A while ago I wrote about the problem of how to put characters above suspicion in a murder mystery so that readers could become fond of them. The problem, as I mentioned, is that golden age mysteries loved to try to put the murderer as far above suspicion as possible. However, we need some characters to be actually above suspicion so that we can have an enjoyable story. So, how do we put them above suspicion in a way that the reader can believe? I gave one answer before, but another recently occurred to me.
A reliable way to put a character above suspicion, for the reader, is to tell the reader the character’s thoughts. Obviously this relies on the story seeming to adhere to the spirit of Fr. Knox’s detective decalogue, or otherwise just that the author is honest. An author who would purport to tell us what a character is thinking but leave out the most important things that they’re thinking is just being dishonest, even if they don’t outright lie. So as long as you have the reader’s trust, telling them a character’s thoughts, which are not about the murder at a time when they would be about the murder if the character was the murderer, will enable the reader to trust the character.

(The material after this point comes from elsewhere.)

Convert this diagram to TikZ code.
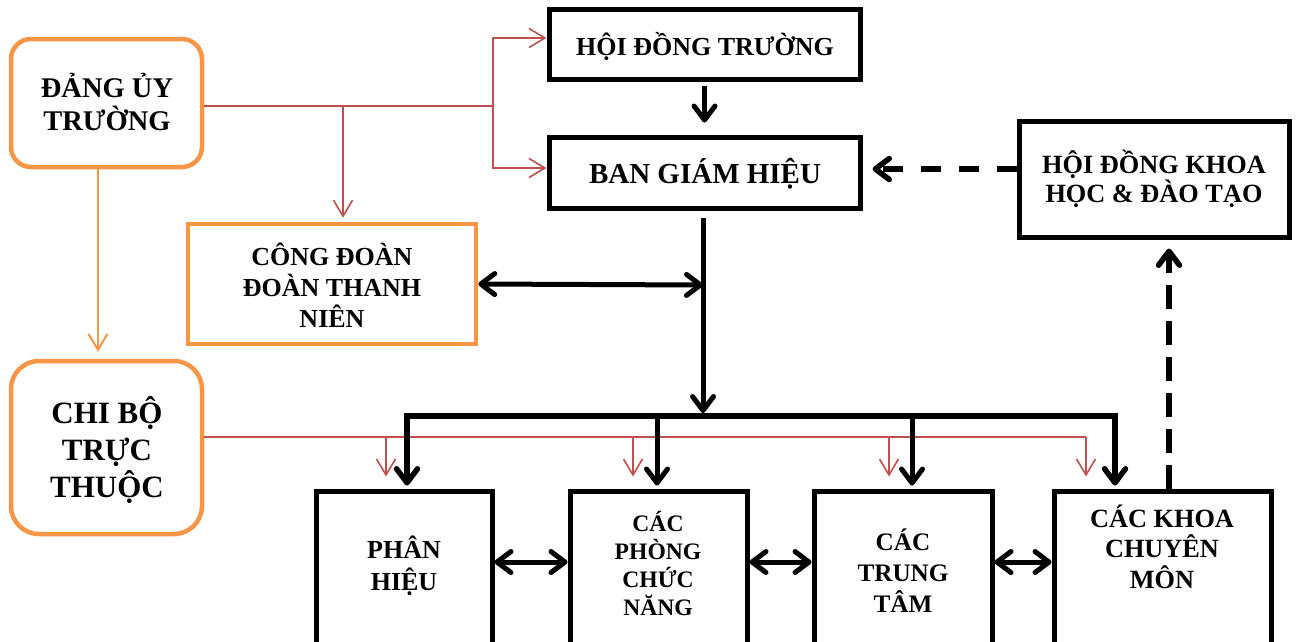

This doesn’t need to be done in such a way as to turn the character into a main character, either. Perhaps an extreme example of this might be Caroline Bingley in Pride and Prejudice.
Persuaded as Miss Bingley was that Darcy admired Elizabeth, this was not the best method of recommending herself; but angry people are not always wise; and in seeing him at last look somewhat nettled, she had all the success she expected.
We are not, that I can recall, ever told Caroline’s thoughts before or after (except in the final chapter, which gives a summary of the next few years).
Like all techniques it must be used judiciously, but I think that it could be used well.
One thought on “Another way to put characters above suspicion”
I remember one mystery where we were given the murderer’s thoughts in the opening scene where it was immensely illogical that he did not think he was the murderer.
Long before I heard of the Decalogue, my reaction was a sniffed “That’s cheating.”